One can directly compute $$e^{2\pi X_{ij}} = e^{2\pi Y_{ij}}=e^{2\pi Z_i}=1.$$ For $N=2$, this can be understood using the "almost" isomorphism between $SU(2)$ and $SO(3)$, since $2\pi$-rotation takes back to the original position. (My convention of generators are the twice of the one conventionally used.)
Furthermore, at least for $N=2$, we also have $e^{2\pi \xi_jA_j}=1$ (Einstein summation applied) for all $\xi_j \in \mathbb R$ with $\sum \xi_j^2=1$. In terms of $SO(3)$, this can be understood as a $2\pi$-rotation with respect to a general axis.
Question: Is this result generalizes to arbitrary $N$? More precisely, do we have $$e^{2\pi \xi_jA_j}=1$$ for all $\xi_j \in \mathbb R$ with $$\sum \xi_j^2=1\;?$$ I ask this question since for general $N$ we don't have an "almost isomorphism" with the rotation group.
I don't know how to answer the title question, but I can prove an answer of "no" to the question in the body of your post.

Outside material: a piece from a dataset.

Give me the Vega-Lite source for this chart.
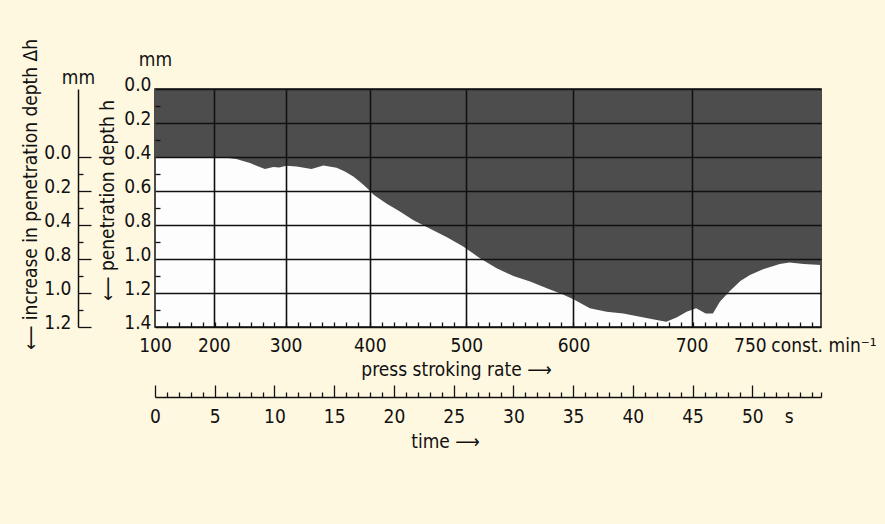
{
  "$schema": "https://vega.github.io/schema/vega-lite/v6.json",
  "width": 666,
  "height": 238,
  "autosize": {"type": "none"},
  "padding": {"left": 155, "top": 89, "right": 64, "bottom": 197},
  "background": "#FFF8E1",
  "data": {"values": [
    {"t": 0, "h": 0.4}, {"t": 5.5, "h": 0.4}, {"t": 6.8, "h": 0.412}, {"t": 7.95, "h": 0.436},
    {"t": 9.2, "h": 0.471}, {"t": 9.9, "h": 0.459}, {"t": 10.4, "h": 0.462}, {"t": 11.0, "h": 0.452},
    {"t": 11.85, "h": 0.456}, {"t": 13.1, "h": 0.471}, {"t": 14.1, "h": 0.45}, {"t": 15.2, "h": 0.463},
    {"t": 15.9, "h": 0.485}, {"t": 16.6, "h": 0.515}, {"t": 17.3, "h": 0.554}, {"t": 17.85, "h": 0.589},
    {"t": 18.3, "h": 0.622}, {"t": 19.4, "h": 0.675}, {"t": 20.5, "h": 0.72}, {"t": 21.6, "h": 0.77},
    {"t": 22.7, "h": 0.81}, {"t": 24.4, "h": 0.87}, {"t": 25.8, "h": 0.927}, {"t": 27.2, "h": 0.995},
    {"t": 28.6, "h": 1.054}, {"t": 30.0, "h": 1.10}, {"t": 31.4, "h": 1.133}, {"t": 32.8, "h": 1.172},
    {"t": 34.2, "h": 1.21}, {"t": 35.1, "h": 1.24}, {"t": 36.4, "h": 1.29}, {"t": 37.8, "h": 1.31},
    {"t": 39.2, "h": 1.32}, {"t": 40.6, "h": 1.339}, {"t": 42.0, "h": 1.359}, {"t": 42.8, "h": 1.369},
    {"t": 43.7, "h": 1.343}, {"t": 44.5, "h": 1.31}, {"t": 45.3, "h": 1.29}, {"t": 46.1, "h": 1.32},
    {"t": 46.7, "h": 1.32}, {"t": 47.3, "h": 1.25}, {"t": 48.1, "h": 1.19}, {"t": 49.0, "h": 1.13},
    {"t": 49.8, "h": 1.094}, {"t": 50.9, "h": 1.06}, {"t": 52.3, "h": 1.03}, {"t": 53.1, "h": 1.02},
    {"t": 54.3, "h": 1.03}, {"t": 55.75, "h": 1.035}
  ]},
  "resolve": {"axis": {"x": "independent", "y": "independent"}},
  "layer": [
    {
      "mark": {"type": "area", "color": "#4d4d4d", "interpolate": "linear"},
      "encoding": {
        "x": {"field": "t", "type": "quantitative", "scale": {"domain": [0, 55.75], "nice": false, "zero": false},
          "axis": {"orient": "bottom", "values": [0, 4.93, 10.93, 17.98, 26.06, 35.03, 44.91, 49.8, 51.55],
            "labelExpr": "datum.value < 1 ? '100' : datum.value < 6 ? '200' : datum.value < 12 ? '300' : datum.value < 19 ? '400' : datum.value < 27 ? '500' : datum.value < 36 ? '600' : datum.value < 46 ? '700' : datum.value < 51 ? '750' : 'const. min⁻¹'",
            "ticks": false, "domain": false, "grid": true, "gridWidth": 1.6,
            "gridOpacity": {"condition": {"test": "datum.value < 1 || datum.value > 49", "value": 0}, "value": 1},
            "labelPadding": 9, "labelFlush": false, "labelOverlap": false, "labelBound": false,
            "labelAlign": {"condition": {"test": "datum.value > 51", "value": "left"}, "value": "center"},
            "title": "press stroking rate ⟶", "titleX": 301, "titlePadding": 5, "zindex": 1}},
        "y": {"field": "h", "type": "quantitative", "scale": {"domain": [0, 1.4], "reverse": true, "nice": false, "zero": false},
          "axis": {"orient": "left", "values": [0, 0.2, 0.4, 0.6, 0.8, 1.0, 1.2, 1.4], "format": ".1f",
            "ticks": false, "domain": false, "grid": true, "gridWidth": 1.6,
            "labelPadding": 4, "labelBaseline": "alphabetic", "labelOffset": 1,
            "title": "⟵ penetration depth h", "titleX": -48, "titleY": 111, "titleAlign": "center", "titleBaseline": "middle", "titleAngle": -90, "zindex": 1}},
        "y2": {"datum": 0}
      }
    },
    {
      "mark": {"type": "point", "opacity": 0},
      "encoding": {
        "x": {"field": "t", "type": "quantitative",
          "axis": {"orient": "bottom", "values": [1,2,3,4,5,6,7,8,9,10,11,12,13,14,15,16,17,18,19,20,21,22,23,24,25,26,27,28,29,30,31,32,33,34,35,36,37,38,39,40,41,42,43,44,45,46,47,48,49,50,51,52,53,54,55],
            "tickSize": -5, "tickWidth": 1.3, "labels": false, "domain": false, "grid": false, "title": null, "zindex": 1}},
        "y": {"field": "h", "type": "quantitative",
          "axis": {"orient": "left", "values": [0.1, 0.3, 0.5, 0.7, 0.9, 1.1, 1.3],
            "tickSize": -5, "tickWidth": 1.3, "labels": false, "domain": false, "grid": false, "zindex": 1,
            "title": "mm", "titleAngle": 0, "titleX": 0, "titleY": -30, "titleAlign": "center", "titleBaseline": "middle"}}
      }
    },
    {
      "mark": {"type": "point", "opacity": 0},
      "encoding": {
        "x": {"field": "t", "type": "quantitative",
          "axis": {"orient": "bottom", "offset": 70, "values": [0, 5, 10, 15, 20, 25, 30, 35, 40, 45, 50, 53.05],
            "format": "d", "labelExpr": "datum.value > 52 ? 's' : datum.label",
            "tickSize": -12, "tickWidth": 1.3,
            "tickOpacity": {"condition": {"test": "datum.value > 52", "value": 0}, "value": 1},
            "labelPadding": 22, "labelFlush": false, "labelOverlap": false, "labelBound": false,
            "domain": true, "domainWidth": 1.5, "grid": false,
            "title": "time ⟶", "titleX": 290, "titlePadding": 6}},
        "y": {"field": "h", "type": "quantitative",
          "axis": {"orient": "left", "offset": 77, "values": [0.4, 0.6, 0.8, 1.0, 1.2, 1.4],
            "labelExpr": "datum.value < 0.5 ? '0.0' : datum.value < 0.7 ? '0.2' : datum.value < 0.9 ? '0.4' : datum.value < 1.1 ? '0.8' : datum.value < 1.3 ? '1.0' : '1.2'",
            "tickSize": -13, "tickWidth": 1.3, "labelPadding": 20, "labelBaseline": "alphabetic", "labelOffset": 1,
            "domain": true, "domainWidth": 1.5, "grid": false,
            "title": "⟵ increase in penetration depth Δh", "titleX": -48, "titleY": 105, "titleAlign": "center", "titleBaseline": "middle", "titleAngle": -90}}
      }
    },
    {
      "mark": {"type": "point", "opacity": 0},
      "encoding": {
        "x": {"field": "t", "type": "quantitative",
          "axis": {"orient": "bottom", "offset": 70, "values": [1,2,3,4,6,7,8,9,11,12,13,14,16,17,18,19,21,22,23,24,26,27,28,29,31,32,33,34,36,37,38,39,41,42,43,44,46,47,48,49,51,52,53,54,55,55.75],
            "tickSize": -5, "tickWidth": 1.3, "labels": false, "domain": false, "grid": false, "title": null}},
        "y": {"field": "h", "type": "quantitative",
          "axis": {"orient": "left", "offset": 77, "values": [0.5, 0.7, 0.9, 1.1, 1.3],
            "tickSize": -5, "tickWidth": 1.3, "labels": false, "domain": false, "grid": false,
            "title": "mm", "titleAngle": 0, "titleX": 0, "titleY": -12, "titleAlign": "center", "titleBaseline": "middle"}}
      }
    }
  ],
  "config": {
    "font": "Liberation Sans Narrow, Arial Narrow, DejaVu Sans Condensed, sans-serif",
    "axis": {
      "labelFont": "Liberation Sans Narrow, Arial Narrow, DejaVu Sans Condensed, sans-serif",
      "titleFont": "Liberation Sans Narrow, Arial Narrow, DejaVu Sans Condensed, sans-serif",
      "labelFontSize": 19, "titleFontSize": 19, "titleFontWeight": "normal",
      "labelColor": "#111", "titleColor": "#111", "domainColor": "#111", "tickColor": "#111", "gridColor": "#111"
    },
    "view": {"fill": "#FDFDFD", "stroke": "#111", "strokeWidth": 1.5}
  }
}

Namely, for each $N\geq 3$, there are basis elements $A_1$ and $A_2$ and $\xi_1,\xi_2$ with $\xi_1^2 + \xi_2^2 = 1$ for which $e^{2\pi(\xi_1 A_1 + \xi_2 A_2)}$ is not the identity.
Let $A_1 = Z_1$ and $A_2 = Z_2$. Let $(\xi_1,\xi_2)$ be any pair whose squares sum to 1 and for which neither $\xi_i$ is an integer. Said another way, pick any $(\xi_1, \xi_2)$ on the unit circle in $\mathbb{R}^2$, except for $(0,\pm 1)$ and $(\pm 1,0)$.
Noting that $Z_1$ and $Z_2$ commute, it follows that $e^{2\pi(\xi_1 Z_1 + \xi_2 Z_2)} = e^{2\pi \xi_1 Z_1}e^{2\pi \xi_2 Z_2}$.
Because both $Z_i$ are diagonal, the exponential is easy to compute: we get the diagonal matrix whose diagonal entries are the exponentials of those in $2\pi \xi_i Z_i$.
Thus, \begin{align*} e^{2\pi(\xi_1 Z_1 + \xi_2 Z_2)} &= \operatorname{diag} \operatorname{diag}( e^{2\pi \xi_1 i}, 1,..., e^{-2\pi \xi_1 i}) \operatorname{diag}(1, e^{2\pi xi_2 i},..., e^{-2\pi \xi_2 Z_2})\\ &= \operatorname{diag}(e^{2\pi \xi_1 i}, e^{2\pi \xi_2 i},..., e^{-2\pi i (\xi_1 + \xi_2)})\end{align*}
By hypothesis, $\xi_1$ is not an integer, so $e^{2\pi \xi_1 i}\neq 1$.
The same argument shows that any compact Lie group of rank $\geq 2$ has an answer of "No" for any choice of basis. (On the other hand, as mentioned in your post, the answer is "yes" for compact rank 1 groups. However, there are only three such connected examples: $SU(2), SO(3)$ and $S^1$.)